Charts and diagrams as code
## start
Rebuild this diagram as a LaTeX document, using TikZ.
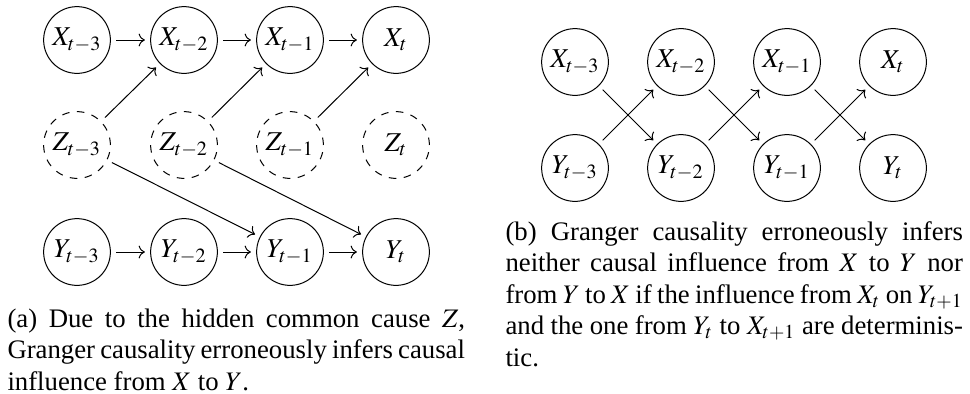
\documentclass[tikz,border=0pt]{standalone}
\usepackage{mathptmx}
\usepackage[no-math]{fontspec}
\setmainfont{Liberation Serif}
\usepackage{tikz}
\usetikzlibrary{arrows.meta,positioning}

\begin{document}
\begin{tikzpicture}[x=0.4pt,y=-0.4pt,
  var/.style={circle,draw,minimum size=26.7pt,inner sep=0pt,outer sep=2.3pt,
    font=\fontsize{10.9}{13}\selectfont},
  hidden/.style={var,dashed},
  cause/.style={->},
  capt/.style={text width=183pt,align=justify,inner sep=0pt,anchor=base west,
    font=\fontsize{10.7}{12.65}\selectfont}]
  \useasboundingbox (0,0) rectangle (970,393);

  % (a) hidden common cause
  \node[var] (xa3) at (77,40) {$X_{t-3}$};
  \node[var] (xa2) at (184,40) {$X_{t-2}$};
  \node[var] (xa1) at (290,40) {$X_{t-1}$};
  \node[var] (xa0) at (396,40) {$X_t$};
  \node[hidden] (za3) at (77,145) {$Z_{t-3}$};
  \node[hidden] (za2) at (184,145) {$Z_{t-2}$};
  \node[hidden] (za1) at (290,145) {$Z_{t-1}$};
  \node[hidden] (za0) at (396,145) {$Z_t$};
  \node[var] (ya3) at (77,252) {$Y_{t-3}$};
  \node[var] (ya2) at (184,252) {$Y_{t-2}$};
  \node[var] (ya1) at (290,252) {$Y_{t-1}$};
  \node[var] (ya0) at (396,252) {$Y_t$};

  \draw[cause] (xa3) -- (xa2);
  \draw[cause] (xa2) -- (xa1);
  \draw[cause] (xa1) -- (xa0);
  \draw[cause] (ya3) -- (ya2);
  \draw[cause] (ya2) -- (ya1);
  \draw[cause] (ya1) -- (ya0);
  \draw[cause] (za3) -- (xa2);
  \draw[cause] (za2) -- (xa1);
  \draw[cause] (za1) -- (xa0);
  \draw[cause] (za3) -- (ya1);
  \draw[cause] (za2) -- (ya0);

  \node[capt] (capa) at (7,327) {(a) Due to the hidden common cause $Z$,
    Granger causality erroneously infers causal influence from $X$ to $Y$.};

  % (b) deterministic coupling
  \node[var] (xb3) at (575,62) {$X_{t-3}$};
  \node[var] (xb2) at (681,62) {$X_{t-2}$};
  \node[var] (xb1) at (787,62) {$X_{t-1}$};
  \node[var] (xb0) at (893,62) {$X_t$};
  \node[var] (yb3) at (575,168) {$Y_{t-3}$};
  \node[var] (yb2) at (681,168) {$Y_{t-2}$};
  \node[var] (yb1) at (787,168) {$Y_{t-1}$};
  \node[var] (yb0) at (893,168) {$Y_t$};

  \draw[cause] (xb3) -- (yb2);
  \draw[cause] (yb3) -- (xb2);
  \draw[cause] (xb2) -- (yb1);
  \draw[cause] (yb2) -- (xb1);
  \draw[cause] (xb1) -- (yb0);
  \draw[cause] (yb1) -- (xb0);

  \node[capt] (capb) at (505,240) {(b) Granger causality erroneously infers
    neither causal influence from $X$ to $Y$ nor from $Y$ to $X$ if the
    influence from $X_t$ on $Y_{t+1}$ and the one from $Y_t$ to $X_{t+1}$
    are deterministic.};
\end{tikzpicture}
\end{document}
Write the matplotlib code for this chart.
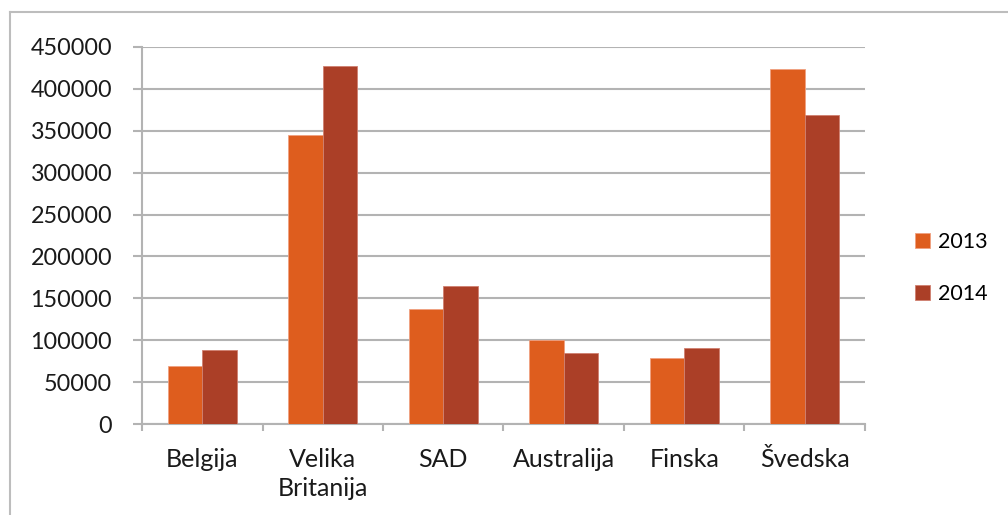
## end
**WORK TO BE COMPLETED**
The records above are to be restated exactly, without their pictures.

**RESPONSE TO THIS TASK**
Rebuild this diagram as a LaTeX document, using TikZ.
\documentclass[tikz,border=0pt]{standalone}
\usepackage{mathptmx}
\usepackage[no-math]{fontspec}
\setmainfont{Liberation Serif}
\usepackage{tikz}
\usetikzlibrary{arrows.meta,positioning}

\begin{document}
\begin{tikzpicture}[x=0.4pt,y=-0.4pt,
  var/.style={circle,draw,minimum size=26.7pt,inner sep=0pt,outer sep=2.3pt,
    font=\fontsize{10.9}{13}\selectfont},
  hidden/.style={var,dashed},
  cause/.style={->},
  capt/.style={text width=183pt,align=justify,inner sep=0pt,anchor=base west,
    font=\fontsize{10.7}{12.65}\selectfont}]
  \useasboundingbox (0,0) rectangle (970,393);

  % (a) hidden common cause
  \node[var] (xa3) at (77,40) {$X_{t-3}$};
  \node[var] (xa2) at (184,40) {$X_{t-2}$};
  \node[var] (xa1) at (290,40) {$X_{t-1}$};
  \node[var] (xa0) at (396,40) {$X_t$};
  \node[hidden] (za3) at (77,145) {$Z_{t-3}$};
  \node[hidden] (za2) at (184,145) {$Z_{t-2}$};
  \node[hidden] (za1) at (290,145) {$Z_{t-1}$};
  \node[hidden] (za0) at (396,145) {$Z_t$};
  \node[var] (ya3) at (77,252) {$Y_{t-3}$};
  \node[var] (ya2) at (184,252) {$Y_{t-2}$};
  \node[var] (ya1) at (290,252) {$Y_{t-1}$};
  \node[var] (ya0) at (396,252) {$Y_t$};

  \draw[cause] (xa3) -- (xa2);
  \draw[cause] (xa2) -- (xa1);
  \draw[cause] (xa1) -- (xa0);
  \draw[cause] (ya3) -- (ya2);
  \draw[cause] (ya2) -- (ya1);
  \draw[cause] (ya1) -- (ya0);
  \draw[cause] (za3) -- (xa2);
  \draw[cause] (za2) -- (xa1);
  \draw[cause] (za1) -- (xa0);
  \draw[cause] (za3) -- (ya1);
  \draw[cause] (za2) -- (ya0);

  \node[capt] (capa) at (7,327) {(a) Due to the hidden common cause $Z$,
    Granger causality erroneously infers causal influence from $X$ to $Y$.};

  % (b) deterministic coupling
  \node[var] (xb3) at (575,62) {$X_{t-3}$};
  \node[var] (xb2) at (681,62) {$X_{t-2}$};
  \node[var] (xb1) at (787,62) {$X_{t-1}$};
  \node[var] (xb0) at (893,62) {$X_t$};
  \node[var] (yb3) at (575,168) {$Y_{t-3}$};
  \node[var] (yb2) at (681,168) {$Y_{t-2}$};
  \node[var] (yb1) at (787,168) {$Y_{t-1}$};
  \node[var] (yb0) at (893,168) {$Y_t$};

  \draw[cause] (xb3) -- (yb2);
  \draw[cause] (yb3) -- (xb2);
  \draw[cause] (xb2) -- (yb1);
  \draw[cause] (yb2) -- (xb1);
  \draw[cause] (xb1) -- (yb0);
  \draw[cause] (yb1) -- (xb0);

  \node[capt] (capb) at (505,240) {(b) Granger causality erroneously infers
    neither causal influence from $X$ to $Y$ nor from $Y$ to $X$ if the
    influence from $X_t$ on $Y_{t+1}$ and the one from $Y_t$ to $X_{t+1}$
    are deterministic.};
\end{tikzpicture}
\end{document}
Write the matplotlib code for this chart.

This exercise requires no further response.